3. Replace Nitrogen With Legumes When Prices Spike
When fertilizer prices climb like they have this year, legume covers can become a valuable nitrogen factory. If allowed to grow into late spring, species like clover, vetch and field peas can fix substantial atmospheric nitrogen, allowing farmers to substitute a portion of their synthetic N.

4. Beat Compaction Without The Ripper
Myers cited multi-year Ohio State research comparing deep ripping to cover crops on compacted ground. The result: covers were at least as effective as a ripper in the short-term and superior in the long-term, because they help keep soils open and loose.

“The cover crop can also be less expensive than running a bigger tractor to pull that deep ripper,” Myers noted, once you factor in diesel fuel, depreciation and labor.

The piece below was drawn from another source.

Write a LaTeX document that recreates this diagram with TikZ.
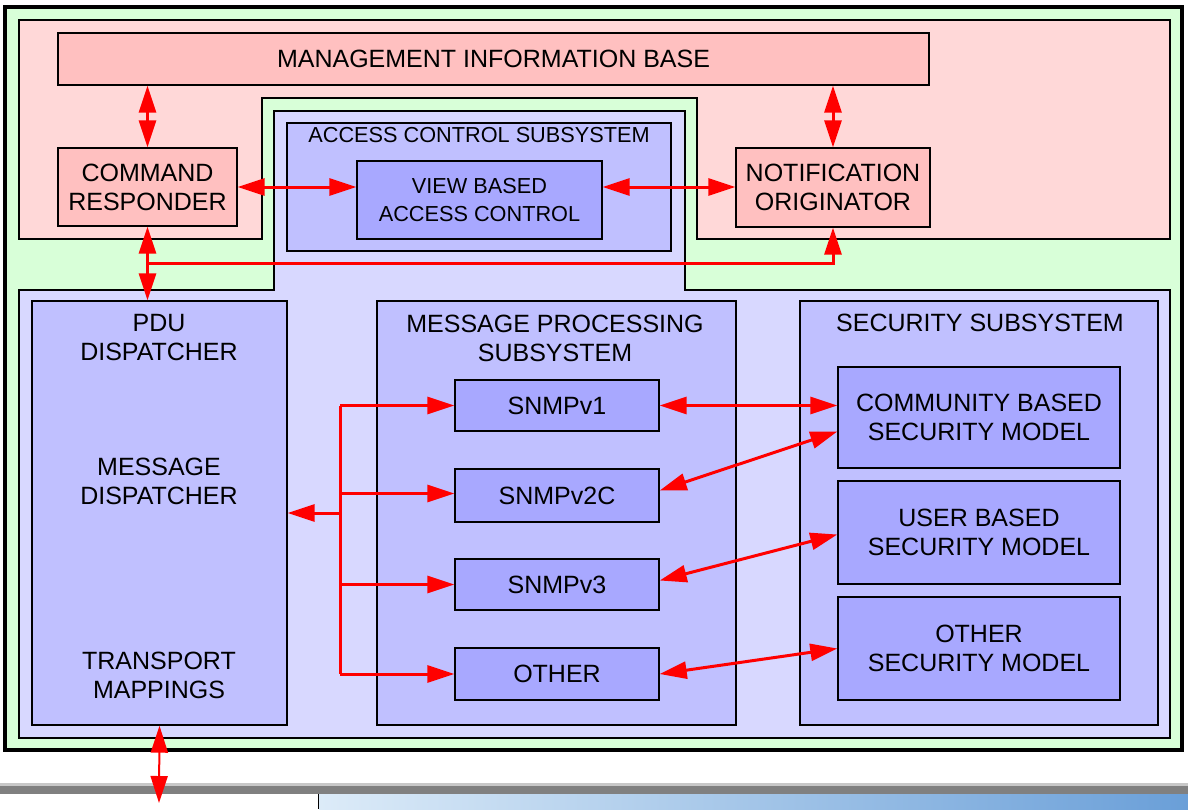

Incentive Dollars Help Flip Year One to Profit

For growers hesitant about the transition years, public and private cost‑share programs can minimize the financial risks. Incentive payments from state initiatives or federal programs can help make cover crops profitable as early as year one. Here are three programs for consideration. Check with your state crop associations, other trade groups and NRCS to identify more programs:

Start Simple, Start Small

Despite available financial incentives, national surveys indicate that time and logistics remain the primary barriers to farmer adoption. Many growers who have not yet tried cover crops express concern that they are simply too busy during the fall harvest window to seed covers, or they worry about complications during spring planting.

To overcome these logistical bottlenecks, Myers encourages farmers to start out with low-risk, simple systems. Planting species like oats and radishes that naturally winter‑kill eliminates the stress of spring termination. Alternatively, seeding cereal rye ahead of soybeans allows for a wider management window in the spring.

Ultimately, Myers said, successful cover cropping requires matching management expectations with field realities.

“Cover crops are clearly a great choice for building soil health,” he said. “And in many cases, they can be a good economic choice as well.”